**TASK PROMPT**
Repeat every line exactly, keeping the pictures out of the copy.

**GIVEN MATERIAL**

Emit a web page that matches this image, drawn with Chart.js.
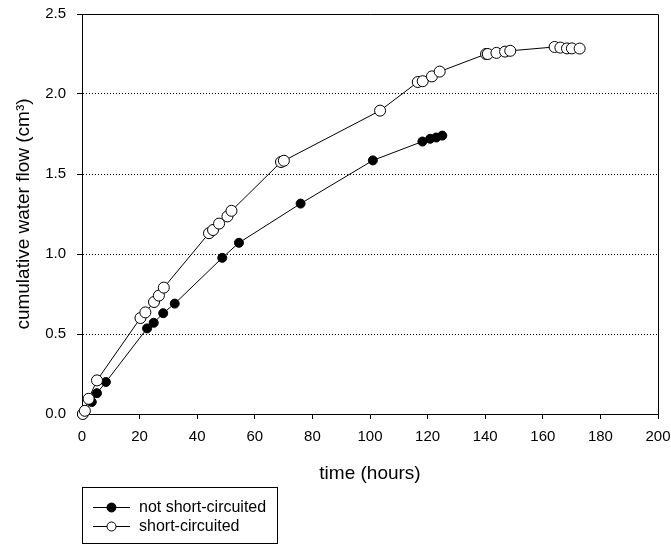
<!DOCTYPE html>
<html>
<head>
<meta charset="utf-8">
<title>cumulative water flow</title>
<script src="https://cdn.jsdelivr.net/npm/chart.js@4/dist/chart.umd.min.js"></script>
<style>
    html, body { margin: 0; padding: 0; background: #fff; }
    #chart { display: block; }
</style>
</head>
<body>
<canvas id="chart" width="671" height="547"></canvas>
<script>
// Values
const timeNotShort = [0, 3.4, 5.2, 8.3, 22.6, 24.9, 28.2, 32.2, 48.7, 54.5, 75.9, 101, 118.2, 120.9, 123, 125.1];
const flowNotShort = [0, 0.075, 0.13, 0.2, 0.535, 0.57, 0.63, 0.69, 0.976, 1.07, 1.315, 1.585, 1.703, 1.72, 1.728, 1.74];

const timeShort = [0.3, 1, 2.3, 5.2, 20.3, 22, 25, 26.7, 28.4, 44.1, 45.5, 47.6, 50.5, 51.9, 69.1, 70.1, 103.5,
    116.6, 118.3, 121.5, 124.2, 140.3, 140.9, 143.9, 146.9, 148.7, 164.1, 166.1, 168.4, 170.1, 172.8];
const flowShort = [0, 0.02, 0.095, 0.21, 0.6, 0.635, 0.7, 0.74, 0.79, 1.13, 1.15, 1.19, 1.235, 1.27, 1.575, 1.583, 1.896,
    2.075, 2.08, 2.11, 2.14, 2.25, 2.25, 2.257, 2.265, 2.27, 2.294, 2.29, 2.285, 2.285, 2.284];

const seriesLabels = ['not short-circuited', 'short-circuited'];
const xTitle = 'time (hours)';
const yTitle = 'cumulative water flow (cm\u00B3)';

const FONT = "'Liberation Sans', Arial, sans-serif";

function toPoints(xs, ys) {
    return xs.map((x, i) => ({ x: x, y: ys[i] }));
}

// no extra room for labels, the layout padding decides the plot area
function noPadding(scale) {
    scale.paddingTop = 0;
    scale.paddingBottom = 0;
    scale.paddingLeft = 0;
    scale.paddingRight = 0;
}

// frame top/right edges + SigmaPlot style legend (line through marker, boxed)
const boxLegend = {
    id: 'boxLegend',
    afterDraw(chart) {
        const ctx = chart.ctx;
        const a = chart.chartArea;
        ctx.save();
        ctx.strokeStyle = '#000';
        ctx.lineWidth = 1;
        ctx.beginPath();
        ctx.moveTo(a.left, a.top + 0.5);
        ctx.lineTo(a.right + 0.5, a.top + 0.5);
        ctx.lineTo(a.right + 0.5, a.bottom);
        ctx.stroke();

        ctx.strokeRect(82.5, 487.5, 195, 56);
        ctx.font = '16px ' + FONT;
        ctx.textBaseline = 'middle';
        const rows = [507, 526];
        chart.data.datasets.forEach((ds, i) => {
            const y = rows[i] + 0.5;
            ctx.beginPath();
            ctx.moveTo(93, y);
            ctx.lineTo(130, y);
            ctx.stroke();
            ctx.beginPath();
            ctx.arc(111.5, y, 4.5, 0, Math.PI * 2);
            ctx.fillStyle = ds.pointBackgroundColor;
            ctx.fill();
            ctx.stroke();
            ctx.fillStyle = '#000';
            ctx.fillText(ds.label, 139, y);
        });
        ctx.restore();
    }
};

new Chart(document.getElementById('chart'), {
    type: 'line',
    data: {
        datasets: [{
            label: seriesLabels[0],
            data: toPoints(timeNotShort, flowNotShort),
            borderColor: '#000',
            borderWidth: 1,
            pointBackgroundColor: '#000',
            pointBorderColor: '#000',
            pointBorderWidth: 1,
            pointRadius: 4.5,
            clip: false,
            order: 2
        }, {
            label: seriesLabels[1],
            data: toPoints(timeShort, flowShort),
            borderColor: '#000',
            borderWidth: 1,
            pointBackgroundColor: '#fff',
            pointBorderColor: '#000',
            pointBorderWidth: 1,
            pointRadius: 5.5,
            clip: false,
            order: 1
        }]
    },
    options: {
        responsive: false,
        animation: false,
        devicePixelRatio: 1,
        layout: { padding: { top: 14, right: 13, bottom: 0, left: 0 } },
        plugins: {
            legend: { display: false },
            tooltip: { enabled: false }
        },
        scales: {
            x: {
                type: 'linear',
                min: 0,
                max: 200,
                ticks: { stepSize: 20, color: '#000', font: { family: FONT, size: 15 }, padding: 9, maxRotation: 0 },
                grid: { drawOnChartArea: false, tickLength: 5, tickColor: '#000' },
                border: { color: '#000', width: 1 },
                title: {
                    display: true, text: xTitle, color: '#000',
                    font: { family: FONT, size: 19 }, padding: { top: 0, bottom: 62 }
                },
                afterFit(scale) {
                    scale.height = 133;
                    noPadding(scale);
                }
            },
            y: {
                type: 'linear',
                min: 0,
                max: 2.5,
                ticks: {
                    stepSize: 0.5, color: '#000', font: { family: FONT, size: 15 }, padding: 11,
                    callback: v => v.toFixed(1)
                },
                grid: {
                    color: c => (c.tick && c.tick.value > 0 && c.tick.value < 2.5) ? '#000' : 'rgba(0,0,0,0)',
                    tickBorderDash: [],
                    tickColor: '#000',
                    tickLength: 5
                },
                border: { color: '#000', width: 1, dash: [1, 2] },
                title: {
                    display: true, text: yTitle, color: '#000',
                    font: { family: FONT, size: 19 }, padding: { top: 12, bottom: 0 }
                },
                afterFit(scale) {
                    scale.width = 82;
                    noPadding(scale);
                }
            }
        }
    },
    plugins: [boxLegend]
});
</script>
</body>
</html>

**THE OUTPUT**
Emit a web page that matches this image, drawn with Chart.js.
<!DOCTYPE html>
<html>
<head>
<meta charset="utf-8">
<title>cumulative water flow</title>
<script src="https://cdn.jsdelivr.net/npm/chart.js@4/dist/chart.umd.min.js"></script>
<style>
    html, body { margin: 0; padding: 0; background: #fff; }
    #chart { display: block; }
</style>
</head>
<body>
<canvas id="chart" width="671" height="547"></canvas>
<script>
// Values
const timeNotShort = [0, 3.4, 5.2, 8.3, 22.6, 24.9, 28.2, 32.2, 48.7, 54.5, 75.9, 101, 118.2, 120.9, 123, 125.1];
const flowNotShort = [0, 0.075, 0.13, 0.2, 0.535, 0.57, 0.63, 0.69, 0.976, 1.07, 1.315, 1.585, 1.703, 1.72, 1.728, 1.74];

const timeShort = [0.3, 1, 2.3, 5.2, 20.3, 22, 25, 26.7, 28.4, 44.1, 45.5, 47.6, 50.5, 51.9, 69.1, 70.1, 103.5,
    116.6, 118.3, 121.5, 124.2, 140.3, 140.9, 143.9, 146.9, 148.7, 164.1, 166.1, 168.4, 170.1, 172.8];
const flowShort = [0, 0.02, 0.095, 0.21, 0.6, 0.635, 0.7, 0.74, 0.79, 1.13, 1.15, 1.19, 1.235, 1.27, 1.575, 1.583, 1.896,
    2.075, 2.08, 2.11, 2.14, 2.25, 2.25, 2.257, 2.265, 2.27, 2.294, 2.29, 2.285, 2.285, 2.284];

const seriesLabels = ['not short-circuited', 'short-circuited'];
const xTitle = 'time (hours)';
const yTitle = 'cumulative water flow (cm\u00B3)';

const FONT = "'Liberation Sans', Arial, sans-serif";

function toPoints(xs, ys) {
    return xs.map((x, i) => ({ x: x, y: ys[i] }));
}

// no extra room for labels, the layout padding decides the plot area
function noPadding(scale) {
    scale.paddingTop = 0;
    scale.paddingBottom = 0;
    scale.paddingLeft = 0;
    scale.paddingRight = 0;
}

// frame top/right edges + SigmaPlot style legend (line through marker, boxed)
const boxLegend = {
    id: 'boxLegend',
    afterDraw(chart) {
        const ctx = chart.ctx;
        const a = chart.chartArea;
        ctx.save();
        ctx.strokeStyle = '#000';
        ctx.lineWidth = 1;
        ctx.beginPath();
        ctx.moveTo(a.left, a.top + 0.5);
        ctx.lineTo(a.right + 0.5, a.top + 0.5);
        ctx.lineTo(a.right + 0.5, a.bottom);
        ctx.stroke();

        ctx.strokeRect(82.5, 487.5, 195, 56);
        ctx.font = '16px ' + FONT;
        ctx.textBaseline = 'middle';
        const rows = [507, 526];
        chart.data.datasets.forEach((ds, i) => {
            const y = rows[i] + 0.5;
            ctx.beginPath();
            ctx.moveTo(93, y);
            ctx.lineTo(130, y);
            ctx.stroke();
            ctx.beginPath();
            ctx.arc(111.5, y, 4.5, 0, Math.PI * 2);
            ctx.fillStyle = ds.pointBackgroundColor;
            ctx.fill();
            ctx.stroke();
            ctx.fillStyle = '#000';
            ctx.fillText(ds.label, 139, y);
        });
        ctx.restore();
    }
};

new Chart(document.getElementById('chart'), {
    type: 'line',
    data: {
        datasets: [{
            label: seriesLabels[0],
            data: toPoints(timeNotShort, flowNotShort),
            borderColor: '#000',
            borderWidth: 1,
            pointBackgroundColor: '#000',
            pointBorderColor: '#000',
            pointBorderWidth: 1,
            pointRadius: 4.5,
            clip: false,
            order: 2
        }, {
            label: seriesLabels[1],
            data: toPoints(timeShort, flowShort),
            borderColor: '#000',
            borderWidth: 1,
            pointBackgroundColor: '#fff',
            pointBorderColor: '#000',
            pointBorderWidth: 1,
            pointRadius: 5.5,
            clip: false,
            order: 1
        }]
    },
    options: {
        responsive: false,
        animation: false,
        devicePixelRatio: 1,
        layout: { padding: { top: 14, right: 13, bottom: 0, left: 0 } },
        plugins: {
            legend: { display: false },
            tooltip: { enabled: false }
        },
        scales: {
            x: {
                type: 'linear',
                min: 0,
                max: 200,
                ticks: { stepSize: 20, color: '#000', font: { family: FONT, size: 15 }, padding: 9, maxRotation: 0 },
                grid: { drawOnChartArea: false, tickLength: 5, tickColor: '#000' },
                border: { color: '#000', width: 1 },
                title: {
                    display: true, text: xTitle, color: '#000',
                    font: { family: FONT, size: 19 }, padding: { top: 0, bottom: 62 }
                },
                afterFit(scale) {
                    scale.height = 133;
                    noPadding(scale);
                }
            },
            y: {
                type: 'linear',
                min: 0,
                max: 2.5,
                ticks: {
                    stepSize: 0.5, color: '#000', font: { family: FONT, size: 15 }, padding: 11,
                    callback: v => v.toFixed(1)
                },
                grid: {
                    color: c => (c.tick && c.tick.value > 0 && c.tick.value < 2.5) ? '#000' : 'rgba(0,0,0,0)',
                    tickBorderDash: [],
                    tickColor: '#000',
                    tickLength: 5
                },
                border: { color: '#000', width: 1, dash: [1, 2] },
                title: {
                    display: true, text: yTitle, color: '#000',
                    font: { family: FONT, size: 19 }, padding: { top: 12, bottom: 0 }
                },
                afterFit(scale) {
                    scale.width = 82;
                    noPadding(scale);
                }
            }
        }
    },
    plugins: [boxLegend]
});
</script>
</body>
</html>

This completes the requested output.